Firing on very few cylinders – the day my head gasket blew


My head gasket blew last week. Had it not been for well-deserved trepidation about the likely cost of this incident I would have laughed, for I’d always thought head gaskets blowing were the stuff of sit-coms – a made-up ailment, like sprockets and overhead camshafts, used as a euphemism for some non-specific malady.

But I was not laughing much after limping in to the local garage smelling of burning oil and with smoke belching from all orifices – the upshot of a rather long and tedious conversation about rocket science with Peter, the mechanic, was, in summary, “that’ll be £500, thank you very much”.

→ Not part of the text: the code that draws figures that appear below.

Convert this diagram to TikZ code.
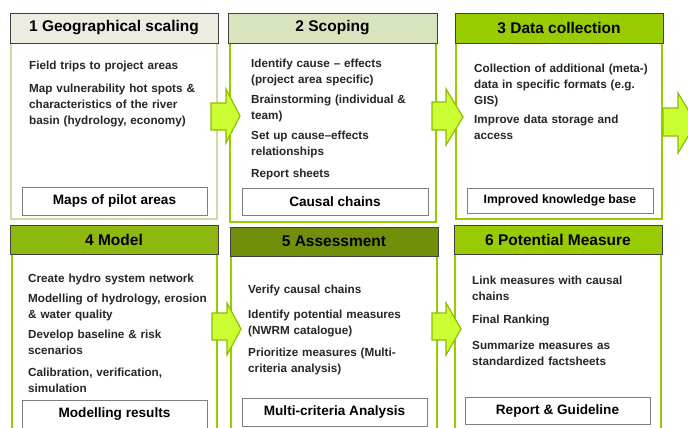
\documentclass[tikz,border=0pt]{standalone}
\usepackage{fontspec}
\setmainfont{Liberation Sans}
\definecolor{hdrone}{HTML}{EEECE1}
\definecolor{bodyone}{HTML}{D8D6A8}
\definecolor{hdrtwo}{HTML}{D7E4BD}
\definecolor{lime}{HTML}{99CC00}
\definecolor{hdrfour}{HTML}{8DB80F}
\definecolor{hdrfive}{HTML}{728F0C}
\definecolor{arrowfill}{HTML}{CCFF33}
\definecolor{arrowline}{HTML}{8CBF00}
\definecolor{txt}{HTML}{262626}
\definecolor{hdrline}{HTML}{404040}
\definecolor{footline}{HTML}{7F7F7F}
\tikzset{
  hdr/.style={draw=hdrline, line width=0.8pt, rectangle, inner sep=0pt,
    font=\fontsize{15.5}{18}\selectfont\bfseries, text=black},
  bodybox/.style={line width=1.5pt},
  foot/.style={draw=footline, line width=1pt, fill=white, rectangle, inner sep=0pt,
    font=\fontsize{13.6}{16}\selectfont\bfseries, text=black},
  items/.style={anchor=north west, inner sep=0pt, align=left, text width=205pt,
    font=\fontsize{11.7}{16}\selectfont\bfseries, text=txt},
  blockarrow/.style={fill=arrowfill, draw=arrowline, line width=1.2pt, line join=miter}
}
\begin{document}
\begin{tikzpicture}[x=1pt, y=-1pt]
\useasboundingbox (0,0) rectangle (688,428);
\clip (0,0) rectangle (688,428);
\fill[white] (0,0) rectangle (688,428);

% bodies
\draw[bodybox, draw=bodyone] (11,43) rectangle (217,219);
\draw[bodybox, draw=lime] (230,43) rectangle (436,222);
\draw[bodybox, draw=lime] (456,43) rectangle (662,219);
\draw[bodybox, draw=lime] (12,254) rectangle (217,440);
\draw[bodybox, draw=lime] (231,256) rectangle (437,440);
\draw[bodybox, draw=lime] (455,254) rectangle (661,440);

% headers
\node[hdr, fill=hdrone, minimum width=208pt, minimum height=30pt] (h1) at (114,28) {1 Geographical scaling};
\node[hdr, fill=hdrtwo, minimum width=209pt, minimum height=30pt] (h2) at (332.5,28) {2 Scoping};
\node[hdr, fill=lime, minimum width=208pt, minimum height=30pt] (h3) at (559,28) {3 Data collection};
\node[hdr, fill=hdrfour, minimum width=208pt, minimum height=29pt] (h4) at (114,239.5) {4 Model};
\node[hdr, fill=hdrfive, minimum width=208pt, minimum height=29pt] (h5) at (334,241.5) {5 Assessment};
\node[hdr, fill=lime, minimum width=208pt, minimum height=29pt] (h6) at (558,239.5) {6 Potential Measure};

% item texts
\node[items] (t1) at (29,57.8) {\strut Field trips to project areas\\[7pt]Map vulnerability hot spots \&\\characteristics of the river\\basin (hydrology, economy)};
\node[items] (t2) at (251,55.8) {\strut Identify cause – effects\\(project area specific)\\[4pt]Brainstorming (individual \&\\team)\\[4pt]Set up cause–effects\\relationships\\[6pt]Report sheets};
\node[items] (t3) at (474,60.8) {\strut Collection of additional (meta-)\\data in specific formats (e.g.\\GIS)\\[3pt]Improve data storage and\\access};
\node[items] (t4) at (28,270.8) {\strut Create hydro system network\\[4pt]Modelling of hydrology, erosion\\\& water quality\\[4pt]Develop baseline \& risk\\scenarios\\[6pt]Calibration, verification,\\simulation};
\node[items] (t5) at (248,281.8) {\strut Verify causal chains\\[9pt]Identify potential measures\\(NWRM catalogue)\\[6pt]Prioritize measures (Multi-\\criteria analysis)};
\node[items] (t6) at (472,272.8) {\strut Link measures with causal\\chains\\[7pt]Final Ranking\\[10pt]Summarize measures as\\standardized factsheets};

% footers
\node[foot, minimum width=185pt, minimum height=28pt] (f1) at (114.5,201) {Maps of pilot areas};
\node[foot, minimum width=186pt, minimum height=27pt] (f2) at (335,201.5) {Causal chains};
\node[foot, minimum width=186pt, minimum height=25pt, font=\fontsize{12.2}{14}\selectfont\bfseries] (f3) at (560,200.5) {Improved knowledge base};
\node[foot, minimum width=185pt, minimum height=28pt] (f4) at (114.5,414) {Modelling results};
\node[foot, minimum width=185pt, minimum height=28pt] (f5) at (334.5,412) {Multi-criteria Analysis};
\node[foot, minimum width=185pt, minimum height=27pt] (f6) at (557.5,410.5) {Report \& Guideline};

% block arrows
\draw[blockarrow] (211,103) -- (226,103) -- (226,89) -- (240,116) -- (226,143) -- (226,130) -- (211,130) -- cycle;
\draw[blockarrow] (432,102) -- (446,102) -- (446,89) -- (463,117) -- (446,145) -- (446,130) -- (432,130) -- cycle;
\draw[blockarrow] (663,108) -- (678,108) -- (678,93) -- (696,123) -- (678,153) -- (678,136) -- (663,136) -- cycle;
\draw[blockarrow] (212,313) -- (227,313) -- (227,303) -- (241,329) -- (227,355) -- (227,340) -- (212,340) -- cycle;
\draw[blockarrow] (432,313) -- (446,313) -- (446,303) -- (461,329) -- (446,355) -- (446,340) -- (432,340) -- cycle;
\end{tikzpicture}
\end{document}
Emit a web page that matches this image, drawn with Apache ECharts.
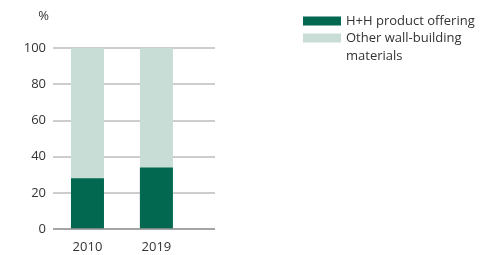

Now, the car cost me £1200 some 18 months ago, so the chances were that this outlay would be somewhat equivalent, if not more, to the current value of the beast. Peter accepted my logic but pointed out that I’d be unlikely to get another vehicle of any quality for £500. I was languishing between a rock and a hard place, basically.

By one of those lucky chances you come across sometimes, a friend phoned later that morning to ask if I wanted a lift to a meeting we were both going to. Ooh yes, I said, explaining the gasket scenario. Tom said well in that case why don’t you buy my car? Tom was about to complete on a deal for a brand new car, and had been offered £500 in part exchange on his old Toyota. I could have it for £500 instead if I wanted.

The Toyota is the same age as the head gasket-deficient Renault and has had rather more care and attention bestowed upon it by way of servicing – and, claimed Tom, has never had a day’s illness in its 12-year life.

Given this, I overlooked the fact that the Toyota is heavy on insurance, low on mpg and is big enough to carry a family of eight, meaning that everyone will think I am an impoverished Yummy Mummy, and we sealed the deal.

Peter the Mechanic huffed a bit when I told him his gasket-challenged heap of rust would no longer be required as part of the Fenton transportation system, as he’d already started dismantling the engine, but he perked up a bit when I agreed to his offer of £100 to sell it to him. If all goes according to plan he can replace the camshaft and flog it on at a small profit, I get a half-decent car for £400 and Tom’s no worse off other than the hours he spent giving me a “test drive” up and down the M23 and drinking coffee in my garden while I faffed about debated the pros and cons, so everyone’s happy.

The Toyota has the added attraction of being big enough, if you put the back seats down, to accommodate a small party, so I’m looking forward to this weekend’s visit by my old friends Kim and Catherine, the evil twins, who have been told to plan for a midnight feast in the residents’ car park. I suspect they’d rather go to the pub, but we’ll cross that bridge when we come to it.